-- Begin --
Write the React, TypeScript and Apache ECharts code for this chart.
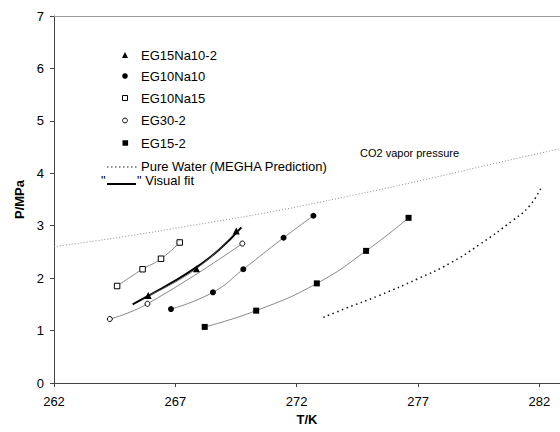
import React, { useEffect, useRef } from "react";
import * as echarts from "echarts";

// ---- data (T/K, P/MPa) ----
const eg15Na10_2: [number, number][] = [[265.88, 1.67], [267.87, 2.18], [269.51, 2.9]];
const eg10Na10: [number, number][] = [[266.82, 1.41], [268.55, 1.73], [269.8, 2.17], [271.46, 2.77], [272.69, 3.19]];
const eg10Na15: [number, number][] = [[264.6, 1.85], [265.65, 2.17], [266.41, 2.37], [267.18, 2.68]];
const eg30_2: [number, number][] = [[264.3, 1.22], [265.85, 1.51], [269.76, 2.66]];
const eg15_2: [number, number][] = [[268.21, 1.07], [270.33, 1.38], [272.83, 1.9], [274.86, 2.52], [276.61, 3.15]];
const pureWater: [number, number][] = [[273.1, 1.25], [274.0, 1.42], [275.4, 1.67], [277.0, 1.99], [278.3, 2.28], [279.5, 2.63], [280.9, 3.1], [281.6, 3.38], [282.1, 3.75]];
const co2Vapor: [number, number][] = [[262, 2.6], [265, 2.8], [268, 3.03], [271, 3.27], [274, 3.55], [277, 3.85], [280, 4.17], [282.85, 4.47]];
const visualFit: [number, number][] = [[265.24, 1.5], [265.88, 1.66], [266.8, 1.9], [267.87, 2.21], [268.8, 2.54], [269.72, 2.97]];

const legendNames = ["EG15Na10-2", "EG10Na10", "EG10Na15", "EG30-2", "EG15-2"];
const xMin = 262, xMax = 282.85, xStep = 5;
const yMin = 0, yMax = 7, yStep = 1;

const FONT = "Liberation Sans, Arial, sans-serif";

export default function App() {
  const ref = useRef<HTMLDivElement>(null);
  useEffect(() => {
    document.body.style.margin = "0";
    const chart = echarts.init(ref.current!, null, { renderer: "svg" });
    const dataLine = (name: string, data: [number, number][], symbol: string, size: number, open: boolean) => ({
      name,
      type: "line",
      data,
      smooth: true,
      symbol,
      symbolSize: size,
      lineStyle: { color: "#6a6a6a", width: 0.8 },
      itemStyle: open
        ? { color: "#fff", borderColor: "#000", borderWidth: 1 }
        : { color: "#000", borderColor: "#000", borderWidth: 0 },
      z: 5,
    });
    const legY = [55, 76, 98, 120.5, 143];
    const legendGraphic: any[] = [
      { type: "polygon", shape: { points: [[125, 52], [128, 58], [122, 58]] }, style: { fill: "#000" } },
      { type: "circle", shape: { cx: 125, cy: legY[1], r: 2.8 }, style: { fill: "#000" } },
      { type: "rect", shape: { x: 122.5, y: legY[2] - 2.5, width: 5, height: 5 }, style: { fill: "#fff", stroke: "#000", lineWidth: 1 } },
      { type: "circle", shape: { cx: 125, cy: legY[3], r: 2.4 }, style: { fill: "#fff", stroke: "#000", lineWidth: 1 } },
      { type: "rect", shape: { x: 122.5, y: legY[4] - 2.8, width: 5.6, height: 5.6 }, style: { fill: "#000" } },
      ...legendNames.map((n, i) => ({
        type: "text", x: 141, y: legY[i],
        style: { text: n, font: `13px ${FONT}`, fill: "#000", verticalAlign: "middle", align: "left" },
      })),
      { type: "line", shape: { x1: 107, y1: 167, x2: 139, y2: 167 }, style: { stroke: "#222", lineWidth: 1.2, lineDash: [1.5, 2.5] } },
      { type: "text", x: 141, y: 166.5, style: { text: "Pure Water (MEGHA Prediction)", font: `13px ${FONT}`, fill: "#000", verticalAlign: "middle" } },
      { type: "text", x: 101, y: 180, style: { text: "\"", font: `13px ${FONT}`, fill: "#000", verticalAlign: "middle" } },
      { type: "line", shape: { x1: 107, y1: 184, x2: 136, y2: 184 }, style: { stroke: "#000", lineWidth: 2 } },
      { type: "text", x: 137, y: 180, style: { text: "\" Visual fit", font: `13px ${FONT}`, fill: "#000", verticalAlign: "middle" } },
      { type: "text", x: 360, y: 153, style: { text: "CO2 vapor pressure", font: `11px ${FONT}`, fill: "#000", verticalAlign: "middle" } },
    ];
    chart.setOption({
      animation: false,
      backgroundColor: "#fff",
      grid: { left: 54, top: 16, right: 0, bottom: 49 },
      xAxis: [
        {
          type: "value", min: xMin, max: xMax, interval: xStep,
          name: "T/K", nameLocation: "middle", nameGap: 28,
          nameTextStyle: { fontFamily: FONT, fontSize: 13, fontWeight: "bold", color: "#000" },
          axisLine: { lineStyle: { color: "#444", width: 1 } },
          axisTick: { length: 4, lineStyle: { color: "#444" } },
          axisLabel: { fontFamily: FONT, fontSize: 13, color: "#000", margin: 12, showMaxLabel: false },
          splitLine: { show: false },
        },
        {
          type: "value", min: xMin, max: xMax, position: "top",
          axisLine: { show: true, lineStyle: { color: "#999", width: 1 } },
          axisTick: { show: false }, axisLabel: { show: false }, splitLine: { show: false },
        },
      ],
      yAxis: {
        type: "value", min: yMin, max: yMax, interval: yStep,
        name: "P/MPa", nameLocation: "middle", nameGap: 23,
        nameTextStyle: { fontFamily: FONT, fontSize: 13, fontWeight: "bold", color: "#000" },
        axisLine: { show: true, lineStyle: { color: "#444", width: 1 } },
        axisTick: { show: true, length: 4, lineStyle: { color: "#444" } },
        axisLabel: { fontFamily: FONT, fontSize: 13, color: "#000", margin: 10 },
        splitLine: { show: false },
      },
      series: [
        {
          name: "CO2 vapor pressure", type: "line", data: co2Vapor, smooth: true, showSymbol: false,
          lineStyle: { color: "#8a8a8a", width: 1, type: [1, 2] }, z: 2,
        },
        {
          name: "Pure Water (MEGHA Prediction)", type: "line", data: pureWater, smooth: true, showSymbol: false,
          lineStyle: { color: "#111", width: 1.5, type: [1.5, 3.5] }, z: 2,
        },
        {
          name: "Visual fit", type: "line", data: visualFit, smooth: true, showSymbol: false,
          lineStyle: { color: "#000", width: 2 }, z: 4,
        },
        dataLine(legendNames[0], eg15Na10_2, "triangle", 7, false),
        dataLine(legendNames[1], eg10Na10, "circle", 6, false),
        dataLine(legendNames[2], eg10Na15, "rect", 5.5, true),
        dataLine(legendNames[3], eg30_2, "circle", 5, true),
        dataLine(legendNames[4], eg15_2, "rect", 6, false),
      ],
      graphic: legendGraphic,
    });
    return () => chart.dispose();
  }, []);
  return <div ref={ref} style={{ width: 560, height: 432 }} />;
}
-- End --
* [EXERCISE AIM]
Everything from the first line to the line with "import * as" must be repeated exactly, and nothing else. Leave the pictures out.

* [PROBLEM SOLUTION]
Write the React, TypeScript and Apache ECharts code for this chart.
import React, { useEffect, useRef } from "react";
import * as echarts from "echarts";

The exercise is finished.